Brief talks by representatives of political foundations highlighted the importance of critical voices for any democratic society today. Dr Michael Lange of the Konrad-Adenauer-Stiftung, Jürgen Stetten of the Friedrich-Ebert-Stiftung, Ernst Hebeker of the Hanns-Seidel-Stiftung, Bernd Asbach of the Heinrich-Böll-Stiftung, Charles du Vinage of the Friedrich-Naumann-Stiftung and Verena Liebel of the Rosa-Luxemburg-Stiftung, despite the differences in their respective areas of focus, all stressed that the work of the foundations was not only an additional channel of information alongside bilateral diplomatic relations, but also a meaningful complement to it. Given that the foundations mainly cooperated with opposition and civil society groups, the speakers said, they encouraged a pluralistic political system like Germany’s in their target countries. Their publications, according to the speakers, also offered citizens and political decision-makers a fuller picture of the political landscape of a given country.
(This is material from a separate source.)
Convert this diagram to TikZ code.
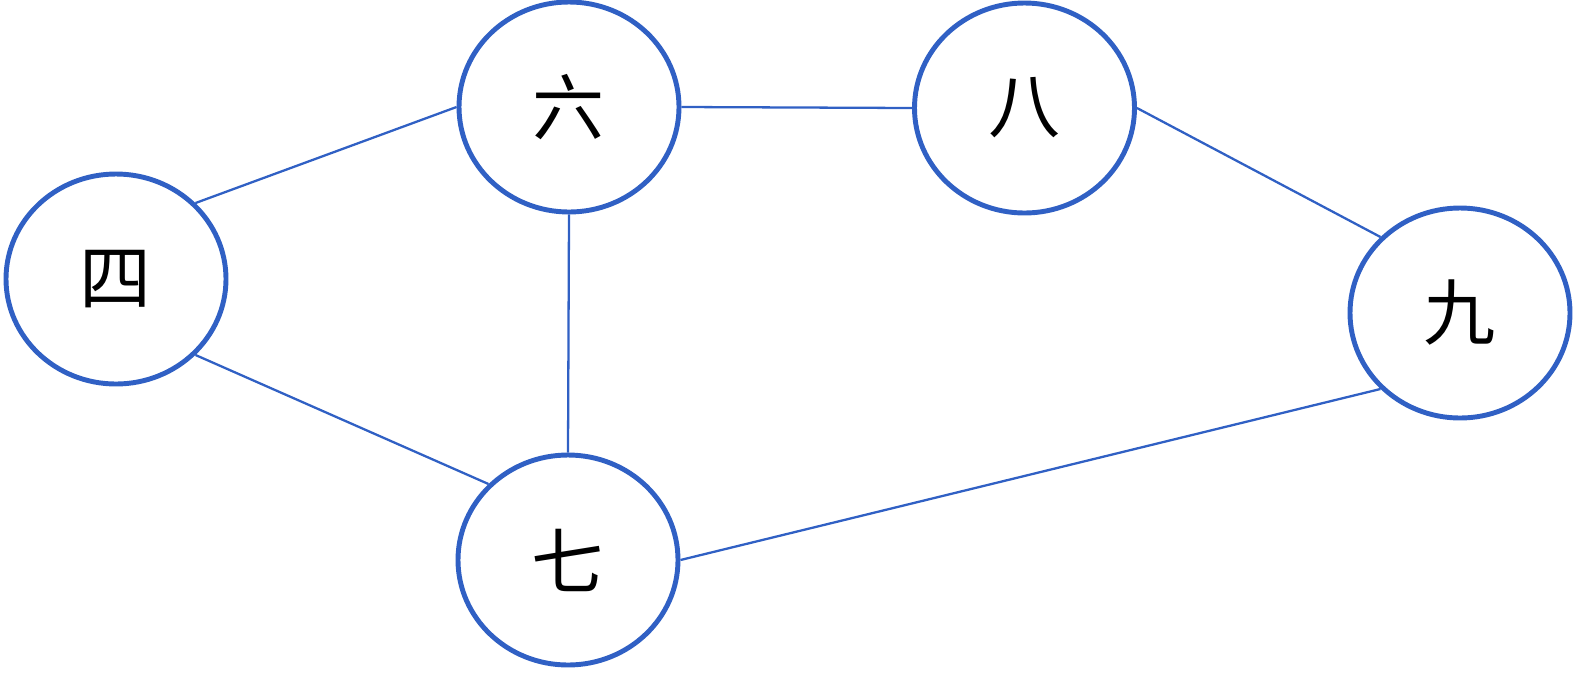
\documentclass[tikz,border=0pt]{standalone}
\usepackage{fontspec}
\newfontfamily\cjk{Noto Sans CJK SC}
\usetikzlibrary{shapes.geometric}
\definecolor{ringblue}{RGB}{48,96,196}

\tikzstyle{vertex}=[draw=ringblue,line width=2.8pt,ellipse,minimum width=4.4cm,minimum height=4.2cm,inner sep=0pt,font=\cjk\fontsize{41}{41}\selectfont]
\tikzstyle{edge} = [draw=ringblue,line width=1.3pt,-]

\begin{document}
\begin{tikzpicture}
    \useasboundingbox (0,0) rectangle (31.52,-13.44);
    % First we draw the vertices
    \foreach \pos/\name/\lbl in {{(2.32,-5.58)/si/四}, {(11.38,-2.14)/liu/六}, {(20.49,-2.16)/ba/八}, {(29.2,-6.26)/jiu/九}, {(11.36,-11.2)/qi/七}}
        \node[vertex] (\name) at \pos {\lbl};
    % Connect vertices with edges
    \foreach \source/\dest in {si.north east/liu.west, si.south east/qi.north west, liu.east/ba.west, liu.south/qi.north, ba.east/jiu.north west, qi.east/jiu.south west}
        \path[edge] (\source) -- (\dest);
\end{tikzpicture}
\end{document}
A discussion with two other experts showed the participants the extent to which Germans’ relationship with their recent past has changed, especially regarding the Third Reich and the GDR. Dr Gabriele Camphausen, Head of Section for Civic Education at the BStU, who was joined by Dr Thomas Lutz, Head of the Memorial Museums Department of the Topography of Terror Foundation, stressed that in both the Nazi and the Communist dictatorships, an atmosphere of fear and arbitrary use of power had rendered the work of the opposition difficult. When asked how victims of the Stasi had come to terms with the GDR past, Camphausen replied that studies of this issue to date had yielded widely divergent results. She said that perhaps one of the most central lessons of research on the Nationalist Socialist and GDR eras was that in both periods there had been more than one society - the differences in the ways those affected by the past came to terms with it revealed that there had been many different motivations for political opportunism or opposition.

The International Diplomats Programme, a joint initiative of the Federal Foreign Office and the BMW Stiftung Herbert Quandt, organized with support from the German Council on Foreign Relations, invites twelve young diplomats from the Middle East, North Africa, South, East and South-East Asia each year to experience Germany from a variety of perspectives in a year-long programme conducted in English. It offers participants first-hand insight into Germany’s cultural, political, and economic life, and enables them to experience the workings of our political and federal system. Through an intensive series of events covering a broad spectrum of issues related to both Germany and the wider world, the programme aims to give participants insight into topics that will be both relevant to their work and of value in dealings with their interlocutors in Germany.